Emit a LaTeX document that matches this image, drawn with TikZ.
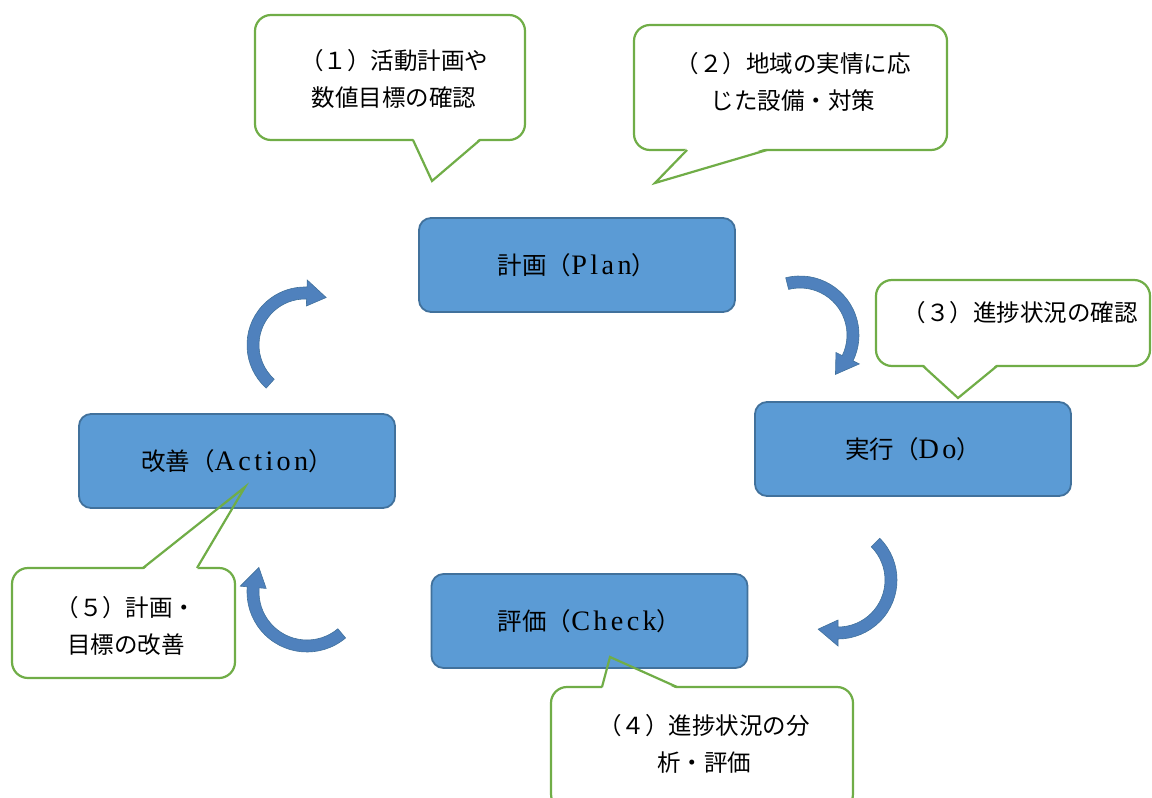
\documentclass[tikz,border=0pt]{standalone}
\usepackage{fontspec}
\setmainfont{Liberation Serif}
\newfontfamily\cjk{Noto Sans CJK JP}
\newfontfamily\latin[Scale=1.15,LetterSpace=12]{Liberation Serif}
\usetikzlibrary{positioning}
\definecolor{boxblue}{RGB}{91,155,213}
\definecolor{boxline}{RGB}{65,113,156}
\definecolor{arrowblue}{RGB}{79,129,189}
\definecolor{bubblegreen}{RGB}{112,173,71}
\tikzset{stage/.style={rectangle,rounded corners=12pt,draw=boxline,line width=1.8pt,fill=boxblue,minimum width=316pt,minimum height=94pt,font=\cjk\fontsize{24.5}{28}\selectfont}}
\tikzset{bubble/.style={rectangle,rounded corners=16pt,draw=bubblegreen,line width=2.2pt,fill=white,inner sep=0pt}}
\tikzset{bubbletail/.style={draw=bubblegreen,line width=2.2pt,line join=miter}}
\tikzset{bubbletext/.style={font=\cjk\fontsize{23.5}{37}\selectfont,align=center,inner sep=0pt}}
\tikzset{cyclearrow/.style={fill=arrowblue,draw=boxline,line width=0.6pt,line join=miter}}

\begin{document}
\begin{tikzpicture}[x=1pt,y=-1pt]
  \useasboundingbox (0,0) rectangle (1152,798);
  \clip (0,0) rectangle (1152,798);

  \node [bubble,minimum width=270pt,minimum height=125pt] (c1) at (390,77.5) {};
  \node [bubble,minimum width=313pt,minimum height=125pt] (c2) at (790.5,87.5) {};
  \node [bubble,minimum width=274pt,minimum height=86pt] (c3) at (1013,323) {};
  \node [bubble,minimum width=302pt,minimum height=123pt] (c4) at (702,748.5) {};
  \node [bubble,minimum width=223pt,minimum height=110pt] (c5) at (123.5,623) {};

  \coordinate (p1) at (432,181);
  \coordinate (p2) at (655,183);
  \coordinate (p3) at (958,398);
  \coordinate (p4) at (610,657);
  \coordinate (p5) at (245,487);

  \fill [white] (413,138) -- (p1) -- (480,138) -- cycle;
  \fill [white] (687,148) -- (p2) -- (767,148) -- cycle;
  \fill [white] (923,364) -- (p3) -- (997,364) -- cycle;
  \fill [white] (602,689) -- (p4) -- (677,689) -- cycle;
  \fill [white] (143,570) -- (p5) -- (197,570) -- cycle;

  \node [stage] (plan) at (577,265) {計画（{\latin Plan}）};
  \node [stage] (do) at (913,449) {実行（{\latin Do}）};
  \node [stage] (check) at (589.5,621) {評価（{\latin Check}）};
  \node [stage] (action) at (237,461) {改善（{\latin Action}）};

  \draw [bubbletail] (413,140) -- (p1) -- (480,140);
  \draw [bubbletail] (687,150) -- (p2) -- (767,150);
  \draw [bubbletail] (923,366) -- (p3) -- (997,366);
  \draw [bubbletail] (602,687) -- (p4) -- (677,687);
  \draw [bubbletail] (143,568) -- (p5) -- (197,568);

  \node [bubbletext] (t1) at (394,78.5) {（１）活動計画や\\数値目標の確認};
  \node [bubbletext] (t2) at (793,81.5) {（２）地域の実情に応\\じた設備・対策};
  \node [bubbletext] (t3) at (1020,313) {（３）進捗状況の確認};
  \node [bubbletext] (t4) at (704,743.5) {（４）進捗状況の分\\析・評価};
  \node [bubbletext] (t5) at (126,626) {（５）計画・\\目標の改善};

  \foreach \cx/\cy/\r/\a/\b in {305/345/52/132/272, 800/335/53/256/386, 838/580/53/315/450, 307/592/54/50/185}
  {
    \pgfmathsetmacro\tip{\b+22}
    \filldraw [cyclearrow,shift={(\cx,\cy)}]
      (\a:\r+6) arc [start angle=\a,end angle=\b,radius=\r+6]
      -- (\b:\r+13) -- (\tip:\r) -- (\b:\r-13) -- (\b:\r-6)
      arc [start angle=\b,end angle=\a,radius=\r-6] -- cycle;
  }
\end{tikzpicture}
\end{document}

To do.
Output the lines above in full and exactly as given, omitting any pictures.

Task result.
Emit a LaTeX document that matches this image, drawn with TikZ.
\documentclass[tikz,border=0pt]{standalone}
\usepackage{fontspec}
\setmainfont{Liberation Serif}
\newfontfamily\cjk{Noto Sans CJK JP}
\newfontfamily\latin[Scale=1.15,LetterSpace=12]{Liberation Serif}
\usetikzlibrary{positioning}
\definecolor{boxblue}{RGB}{91,155,213}
\definecolor{boxline}{RGB}{65,113,156}
\definecolor{arrowblue}{RGB}{79,129,189}
\definecolor{bubblegreen}{RGB}{112,173,71}
\tikzset{stage/.style={rectangle,rounded corners=12pt,draw=boxline,line width=1.8pt,fill=boxblue,minimum width=316pt,minimum height=94pt,font=\cjk\fontsize{24.5}{28}\selectfont}}
\tikzset{bubble/.style={rectangle,rounded corners=16pt,draw=bubblegreen,line width=2.2pt,fill=white,inner sep=0pt}}
\tikzset{bubbletail/.style={draw=bubblegreen,line width=2.2pt,line join=miter}}
\tikzset{bubbletext/.style={font=\cjk\fontsize{23.5}{37}\selectfont,align=center,inner sep=0pt}}
\tikzset{cyclearrow/.style={fill=arrowblue,draw=boxline,line width=0.6pt,line join=miter}}

\begin{document}
\begin{tikzpicture}[x=1pt,y=-1pt]
  \useasboundingbox (0,0) rectangle (1152,798);
  \clip (0,0) rectangle (1152,798);

  \node [bubble,minimum width=270pt,minimum height=125pt] (c1) at (390,77.5) {};
  \node [bubble,minimum width=313pt,minimum height=125pt] (c2) at (790.5,87.5) {};
  \node [bubble,minimum width=274pt,minimum height=86pt] (c3) at (1013,323) {};
  \node [bubble,minimum width=302pt,minimum height=123pt] (c4) at (702,748.5) {};
  \node [bubble,minimum width=223pt,minimum height=110pt] (c5) at (123.5,623) {};

  \coordinate (p1) at (432,181);
  \coordinate (p2) at (655,183);
  \coordinate (p3) at (958,398);
  \coordinate (p4) at (610,657);
  \coordinate (p5) at (245,487);

  \fill [white] (413,138) -- (p1) -- (480,138) -- cycle;
  \fill [white] (687,148) -- (p2) -- (767,148) -- cycle;
  \fill [white] (923,364) -- (p3) -- (997,364) -- cycle;
  \fill [white] (602,689) -- (p4) -- (677,689) -- cycle;
  \fill [white] (143,570) -- (p5) -- (197,570) -- cycle;

  \node [stage] (plan) at (577,265) {計画（{\latin Plan}）};
  \node [stage] (do) at (913,449) {実行（{\latin Do}）};
  \node [stage] (check) at (589.5,621) {評価（{\latin Check}）};
  \node [stage] (action) at (237,461) {改善（{\latin Action}）};

  \draw [bubbletail] (413,140) -- (p1) -- (480,140);
  \draw [bubbletail] (687,150) -- (p2) -- (767,150);
  \draw [bubbletail] (923,366) -- (p3) -- (997,366);
  \draw [bubbletail] (602,687) -- (p4) -- (677,687);
  \draw [bubbletail] (143,568) -- (p5) -- (197,568);

  \node [bubbletext] (t1) at (394,78.5) {（１）活動計画や\\数値目標の確認};
  \node [bubbletext] (t2) at (793,81.5) {（２）地域の実情に応\\じた設備・対策};
  \node [bubbletext] (t3) at (1020,313) {（３）進捗状況の確認};
  \node [bubbletext] (t4) at (704,743.5) {（４）進捗状況の分\\析・評価};
  \node [bubbletext] (t5) at (126,626) {（５）計画・\\目標の改善};

  \foreach \cx/\cy/\r/\a/\b in {305/345/52/132/272, 800/335/53/256/386, 838/580/53/315/450, 307/592/54/50/185}
  {
    \pgfmathsetmacro\tip{\b+22}
    \filldraw [cyclearrow,shift={(\cx,\cy)}]
      (\a:\r+6) arc [start angle=\a,end angle=\b,radius=\r+6]
      -- (\b:\r+13) -- (\tip:\r) -- (\b:\r-13) -- (\b:\r-6)
      arc [start angle=\b,end angle=\a,radius=\r-6] -- cycle;
  }
\end{tikzpicture}
\end{document}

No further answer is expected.